Légende et histoire des loïstes
Les Libertins d’Anvers
Aden, coll. « Opium du peuple », 2009
304 p., 12 x 19,5, 22 €
Georges Eekhoud, né en Belgique au XIXe siècle, est un écrivain qui affirme très tôt son intérêt pour les questions sociales doublé d’un intérêt esthétique pour les déshérités et d’une haine pour la bourgeoisie. Il participe à la fondation de l’Art social avec Emile Verhaeren et des leaders socialistes comme Emile Vandervelde. Il fait scandale en publiant le premier roman en littérature française de Belgique traitant ouvertement de l’homosexualité (Escal-Vigor). Il est surtout l’un des premiers auteurs à oser mélanger thématiques sociales et sexualité. C’est pourquoi il s’intéresse à une hérésie fort répandue dans la région d’Anvers au Moyen Âge : les Loïstes. Plus tard, Raoul Vaneigem s’intéressera à ce mouvement millénariste et le présentera dans son ouvrage La Résistance au christianisme. Eekhoud se passionne pour les Loïstes qui rejettent l’autorité de l’Eglise catholique et s’en prennent avec rage, pour la radicaliser, à la tiédeur de la Réforme comme ils critiquent l’austérité protestante ! Loïet et ses disciples en appellent à l’amour libre et à la défense des pauvres et des opprimés contre l’intolérable arrogance de la richesse. Les Libertins d’Anvers raconte l’histoire de cette hérésie tout en décrivant Anvers à la fin du XVe siècle.

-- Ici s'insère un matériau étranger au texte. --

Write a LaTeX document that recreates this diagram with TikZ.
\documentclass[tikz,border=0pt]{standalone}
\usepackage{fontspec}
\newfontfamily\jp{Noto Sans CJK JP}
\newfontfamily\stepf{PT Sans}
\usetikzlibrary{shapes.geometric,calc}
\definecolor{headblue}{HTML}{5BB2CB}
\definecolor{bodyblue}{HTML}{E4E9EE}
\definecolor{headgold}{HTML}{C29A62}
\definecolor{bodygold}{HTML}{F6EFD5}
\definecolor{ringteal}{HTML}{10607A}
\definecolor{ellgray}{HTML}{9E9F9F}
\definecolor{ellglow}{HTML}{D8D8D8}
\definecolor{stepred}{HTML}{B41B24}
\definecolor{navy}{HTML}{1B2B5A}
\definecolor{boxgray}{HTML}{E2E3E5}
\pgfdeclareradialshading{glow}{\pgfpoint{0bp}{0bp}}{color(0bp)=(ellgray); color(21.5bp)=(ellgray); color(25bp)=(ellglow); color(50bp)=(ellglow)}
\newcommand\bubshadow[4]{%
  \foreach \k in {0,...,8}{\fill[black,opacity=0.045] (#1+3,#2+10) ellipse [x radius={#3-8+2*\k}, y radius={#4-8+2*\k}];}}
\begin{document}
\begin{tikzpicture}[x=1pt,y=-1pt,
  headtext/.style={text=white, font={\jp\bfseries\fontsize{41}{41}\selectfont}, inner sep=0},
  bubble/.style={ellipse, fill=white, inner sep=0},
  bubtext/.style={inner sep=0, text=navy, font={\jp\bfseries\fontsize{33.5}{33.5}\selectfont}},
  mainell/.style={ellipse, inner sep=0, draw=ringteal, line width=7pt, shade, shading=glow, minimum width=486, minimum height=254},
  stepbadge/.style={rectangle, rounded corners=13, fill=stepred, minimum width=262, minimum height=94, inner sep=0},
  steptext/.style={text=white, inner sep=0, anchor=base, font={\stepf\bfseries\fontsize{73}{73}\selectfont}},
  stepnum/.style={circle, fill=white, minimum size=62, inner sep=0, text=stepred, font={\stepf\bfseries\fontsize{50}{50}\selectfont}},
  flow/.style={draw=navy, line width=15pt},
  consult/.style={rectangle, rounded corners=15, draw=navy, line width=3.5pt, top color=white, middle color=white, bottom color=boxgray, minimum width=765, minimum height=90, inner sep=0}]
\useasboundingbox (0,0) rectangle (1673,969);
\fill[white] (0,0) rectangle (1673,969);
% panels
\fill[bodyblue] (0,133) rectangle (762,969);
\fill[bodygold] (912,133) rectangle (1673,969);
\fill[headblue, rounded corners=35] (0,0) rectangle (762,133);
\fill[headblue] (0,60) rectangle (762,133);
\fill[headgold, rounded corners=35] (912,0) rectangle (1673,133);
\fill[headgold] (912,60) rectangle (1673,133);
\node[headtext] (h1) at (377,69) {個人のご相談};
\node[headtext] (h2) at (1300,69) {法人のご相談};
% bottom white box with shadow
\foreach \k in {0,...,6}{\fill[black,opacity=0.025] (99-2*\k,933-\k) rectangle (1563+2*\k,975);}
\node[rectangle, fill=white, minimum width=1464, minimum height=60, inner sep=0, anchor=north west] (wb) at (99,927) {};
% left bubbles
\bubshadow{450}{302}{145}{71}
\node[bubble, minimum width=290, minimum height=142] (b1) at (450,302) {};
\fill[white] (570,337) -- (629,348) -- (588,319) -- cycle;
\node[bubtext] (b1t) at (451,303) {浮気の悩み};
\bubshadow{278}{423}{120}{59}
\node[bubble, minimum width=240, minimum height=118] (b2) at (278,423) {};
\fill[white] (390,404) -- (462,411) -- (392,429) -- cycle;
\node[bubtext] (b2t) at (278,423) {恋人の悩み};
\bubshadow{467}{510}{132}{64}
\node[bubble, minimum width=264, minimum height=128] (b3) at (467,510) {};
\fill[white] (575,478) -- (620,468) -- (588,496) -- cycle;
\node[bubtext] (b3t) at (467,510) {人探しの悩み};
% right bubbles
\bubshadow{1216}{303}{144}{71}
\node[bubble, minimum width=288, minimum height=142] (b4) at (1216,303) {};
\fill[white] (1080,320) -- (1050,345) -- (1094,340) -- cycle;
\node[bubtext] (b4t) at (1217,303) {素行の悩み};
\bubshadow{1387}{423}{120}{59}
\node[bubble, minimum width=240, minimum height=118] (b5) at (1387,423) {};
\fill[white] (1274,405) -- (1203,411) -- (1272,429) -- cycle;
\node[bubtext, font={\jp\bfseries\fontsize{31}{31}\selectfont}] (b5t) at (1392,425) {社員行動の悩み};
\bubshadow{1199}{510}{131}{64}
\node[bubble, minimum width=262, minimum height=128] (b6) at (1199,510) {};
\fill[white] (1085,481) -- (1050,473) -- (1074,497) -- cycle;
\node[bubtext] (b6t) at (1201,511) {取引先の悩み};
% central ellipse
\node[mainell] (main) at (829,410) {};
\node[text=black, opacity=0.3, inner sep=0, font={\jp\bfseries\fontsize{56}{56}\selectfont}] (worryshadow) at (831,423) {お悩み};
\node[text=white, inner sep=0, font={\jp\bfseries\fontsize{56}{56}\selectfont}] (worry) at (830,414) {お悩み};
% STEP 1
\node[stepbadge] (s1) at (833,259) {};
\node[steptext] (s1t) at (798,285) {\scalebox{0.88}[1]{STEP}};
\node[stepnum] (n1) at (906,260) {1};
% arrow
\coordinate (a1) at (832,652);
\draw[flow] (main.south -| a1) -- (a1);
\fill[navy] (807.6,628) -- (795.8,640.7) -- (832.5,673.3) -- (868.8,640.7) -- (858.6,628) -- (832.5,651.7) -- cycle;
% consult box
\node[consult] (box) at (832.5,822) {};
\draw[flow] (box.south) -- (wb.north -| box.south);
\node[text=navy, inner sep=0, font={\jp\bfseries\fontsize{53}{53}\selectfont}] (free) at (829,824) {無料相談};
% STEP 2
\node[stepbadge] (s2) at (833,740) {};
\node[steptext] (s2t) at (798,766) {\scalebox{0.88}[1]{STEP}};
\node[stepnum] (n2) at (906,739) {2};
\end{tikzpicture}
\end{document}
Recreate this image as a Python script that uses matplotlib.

Préface de Raoul Vaneigem.
L’Église a régné par la terreur, le quadrillage de l’espace et du temps, l’ignorance systématiquement propagée. Longtemps quelques érudits furent les seuls à mentionner le nom des audacieux qui bravèrent le totalitarisme religieux. Georges Eekhoud compta parmi les premiers à révéler au grand public quelques agitateurs qui, au péril de leur vie, menèrent un combat sans merci contre l’inhumanité catholique et protestante. C’est à lui que je dois la découverte de Tanchelm, des Hommes de l’Intelligence et d’Éloi Pruystinck. L’histoire du christianisme ignore délibérément le mouvement du libre esprit, qui du XIIe au XVIe siècle oppose au puritanisme hypocrite de l’Église et à son mépris de la nature humaine et terrestre la liberté des désirs, de la jouissance amoureuse, de l’affranchissement individuel et de la solidarité – ce que Georges Eekhoud appelle joliment un « anarchisme érotique ».
R. V.
http://www.aden.be/index.php
(Sources : Aden & la librairie Quilombo)
Je cite la brève biographie que donne Wikipédia de G. Eekhoud – qui propose, de manière générale, et soit dit en passant, de très bons articles sur les écrivains de la fin du XIXe siècle.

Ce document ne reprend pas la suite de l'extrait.